>> start Supplied material

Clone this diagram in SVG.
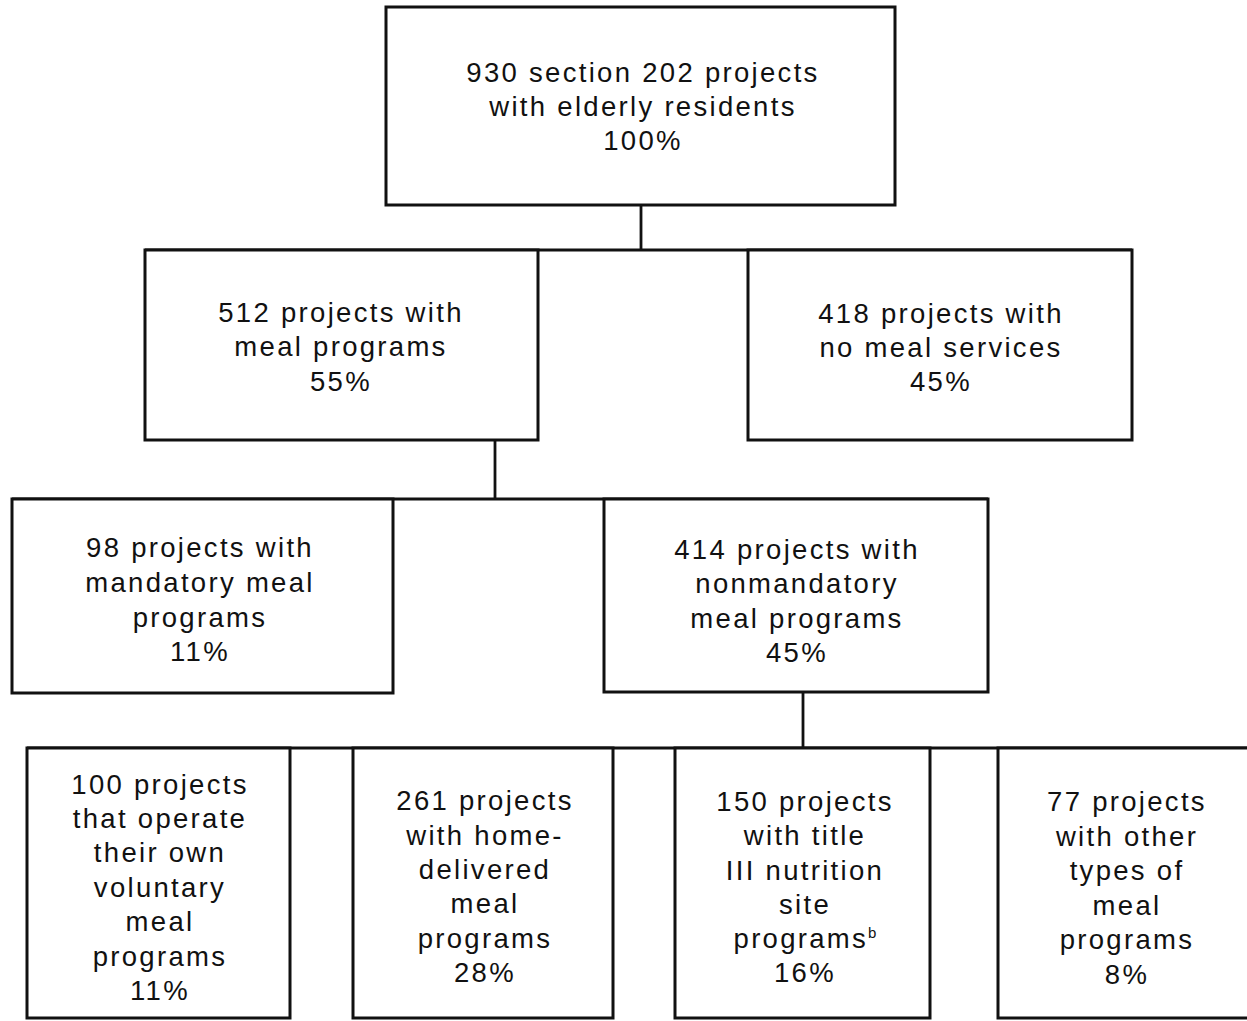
<svg xmlns="http://www.w3.org/2000/svg" width="1247" height="1021" viewBox="0 0 1247 1021">
<style>
.box{fill:#fff;stroke:#111;stroke-width:3}
.lbl{font-family:"Liberation Sans",Arial,sans-serif;font-size:27.5px;letter-spacing:2.3px;fill:#111;text-anchor:middle}
.con{stroke:#111;stroke-width:2.8;fill:none}
.sup{font-size:15px;letter-spacing:0}
</style>
<rect width="1247" height="1021" fill="#fff"/>
<g id="connectors">
<line class="con" x1="641" y1="205" x2="641" y2="250"/>
<line class="con" x1="145" y1="250" x2="1132" y2="250"/>
<line class="con" x1="495" y1="440" x2="495" y2="499"/>
<line class="con" x1="12" y1="499" x2="988" y2="499"/>
<line class="con" x1="803" y1="692" x2="803" y2="748"/>
<line class="con" x1="27" y1="748" x2="1247" y2="748"/>
</g>
<g id="n930">
<rect class="box" x="386" y="7" width="509" height="198"/>
<text class="lbl"><tspan x="643" y="82">930 section 202 projects</tspan><tspan x="643" y="116">with elderly residents</tspan><tspan x="643" y="150">100%</tspan></text>
</g>
<g id="n512">
<rect class="box" x="145" y="250" width="393" height="190"/>
<text class="lbl"><tspan x="341" y="322">512 projects with</tspan><tspan x="341" y="356">meal programs</tspan><tspan x="341" y="391">55%</tspan></text>
</g>
<g id="n418">
<rect class="box" x="748" y="250" width="384" height="190"/>
<text class="lbl"><tspan x="941" y="323">418 projects with</tspan><tspan x="941" y="357">no meal services</tspan><tspan x="941" y="391">45%</tspan></text>
</g>
<g id="n98">
<rect class="box" x="12" y="499" width="381" height="194"/>
<text class="lbl"><tspan x="200" y="557">98 projects with</tspan><tspan x="200" y="592">mandatory meal</tspan><tspan x="200" y="627">programs</tspan><tspan x="200" y="661">11%</tspan></text>
</g>
<g id="n414">
<rect class="box" x="604" y="499" width="384" height="193"/>
<text class="lbl"><tspan x="797" y="559">414 projects with</tspan><tspan x="797" y="593">nonmandatory</tspan><tspan x="797" y="628">meal programs</tspan><tspan x="797" y="662">45%</tspan></text>
</g>
<g id="n100">
<rect class="box" x="27" y="748" width="263" height="270"/>
<text class="lbl"><tspan x="160" y="794">100 projects</tspan><tspan x="160" y="828">that operate</tspan><tspan x="160" y="862">their own</tspan><tspan x="160" y="897">voluntary</tspan><tspan x="160" y="931">meal</tspan><tspan x="160" y="966">programs</tspan><tspan x="160" y="1000">11%</tspan></text>
</g>
<g id="n261">
<rect class="box" x="353" y="748" width="260" height="270"/>
<text class="lbl"><tspan x="485" y="810">261 projects</tspan><tspan x="485" y="845">with home-</tspan><tspan x="485" y="879">delivered</tspan><tspan x="485" y="913">meal</tspan><tspan x="485" y="948">programs</tspan><tspan x="485" y="982">28%</tspan></text>
</g>
<g id="n150">
<rect class="box" x="675" y="748" width="255" height="270"/>
<text class="lbl"><tspan x="805" y="811">150 projects</tspan><tspan x="805" y="845">with title</tspan><tspan x="805" y="880">III nutrition</tspan><tspan x="805" y="914">site</tspan><tspan x="805" y="948">programs<tspan class="sup" dy="-10">b</tspan></tspan><tspan x="805" y="982">16%</tspan></text>
</g>
<g id="n77">
<rect class="box" x="998" y="748" width="260" height="270"/>
<text class="lbl"><tspan x="1127" y="811">77 projects</tspan><tspan x="1127" y="846">with other</tspan><tspan x="1127" y="880">types of</tspan><tspan x="1127" y="915">meal</tspan><tspan x="1127" y="949">programs</tspan><tspan x="1127" y="984">8%</tspan></text>
</g>
</svg>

>> end Supplied material

_Requirement:_ Copy every line of the data word for word, omitting the images.

_Finished task:_
Clone this diagram in SVG.
<svg xmlns="http://www.w3.org/2000/svg" width="1247" height="1021" viewBox="0 0 1247 1021">
<style>
.box{fill:#fff;stroke:#111;stroke-width:3}
.lbl{font-family:"Liberation Sans",Arial,sans-serif;font-size:27.5px;letter-spacing:2.3px;fill:#111;text-anchor:middle}
.con{stroke:#111;stroke-width:2.8;fill:none}
.sup{font-size:15px;letter-spacing:0}
</style>
<rect width="1247" height="1021" fill="#fff"/>
<g id="connectors">
<line class="con" x1="641" y1="205" x2="641" y2="250"/>
<line class="con" x1="145" y1="250" x2="1132" y2="250"/>
<line class="con" x1="495" y1="440" x2="495" y2="499"/>
<line class="con" x1="12" y1="499" x2="988" y2="499"/>
<line class="con" x1="803" y1="692" x2="803" y2="748"/>
<line class="con" x1="27" y1="748" x2="1247" y2="748"/>
</g>
<g id="n930">
<rect class="box" x="386" y="7" width="509" height="198"/>
<text class="lbl"><tspan x="643" y="82">930 section 202 projects</tspan><tspan x="643" y="116">with elderly residents</tspan><tspan x="643" y="150">100%</tspan></text>
</g>
<g id="n512">
<rect class="box" x="145" y="250" width="393" height="190"/>
<text class="lbl"><tspan x="341" y="322">512 projects with</tspan><tspan x="341" y="356">meal programs</tspan><tspan x="341" y="391">55%</tspan></text>
</g>
<g id="n418">
<rect class="box" x="748" y="250" width="384" height="190"/>
<text class="lbl"><tspan x="941" y="323">418 projects with</tspan><tspan x="941" y="357">no meal services</tspan><tspan x="941" y="391">45%</tspan></text>
</g>
<g id="n98">
<rect class="box" x="12" y="499" width="381" height="194"/>
<text class="lbl"><tspan x="200" y="557">98 projects with</tspan><tspan x="200" y="592">mandatory meal</tspan><tspan x="200" y="627">programs</tspan><tspan x="200" y="661">11%</tspan></text>
</g>
<g id="n414">
<rect class="box" x="604" y="499" width="384" height="193"/>
<text class="lbl"><tspan x="797" y="559">414 projects with</tspan><tspan x="797" y="593">nonmandatory</tspan><tspan x="797" y="628">meal programs</tspan><tspan x="797" y="662">45%</tspan></text>
</g>
<g id="n100">
<rect class="box" x="27" y="748" width="263" height="270"/>
<text class="lbl"><tspan x="160" y="794">100 projects</tspan><tspan x="160" y="828">that operate</tspan><tspan x="160" y="862">their own</tspan><tspan x="160" y="897">voluntary</tspan><tspan x="160" y="931">meal</tspan><tspan x="160" y="966">programs</tspan><tspan x="160" y="1000">11%</tspan></text>
</g>
<g id="n261">
<rect class="box" x="353" y="748" width="260" height="270"/>
<text class="lbl"><tspan x="485" y="810">261 projects</tspan><tspan x="485" y="845">with home-</tspan><tspan x="485" y="879">delivered</tspan><tspan x="485" y="913">meal</tspan><tspan x="485" y="948">programs</tspan><tspan x="485" y="982">28%</tspan></text>
</g>
<g id="n150">
<rect class="box" x="675" y="748" width="255" height="270"/>
<text class="lbl"><tspan x="805" y="811">150 projects</tspan><tspan x="805" y="845">with title</tspan><tspan x="805" y="880">III nutrition</tspan><tspan x="805" y="914">site</tspan><tspan x="805" y="948">programs<tspan class="sup" dy="-10">b</tspan></tspan><tspan x="805" y="982">16%</tspan></text>
</g>
<g id="n77">
<rect class="box" x="998" y="748" width="260" height="270"/>
<text class="lbl"><tspan x="1127" y="811">77 projects</tspan><tspan x="1127" y="846">with other</tspan><tspan x="1127" y="880">types of</tspan><tspan x="1127" y="915">meal</tspan><tspan x="1127" y="949">programs</tspan><tspan x="1127" y="984">8%</tspan></text>
</g>
</svg>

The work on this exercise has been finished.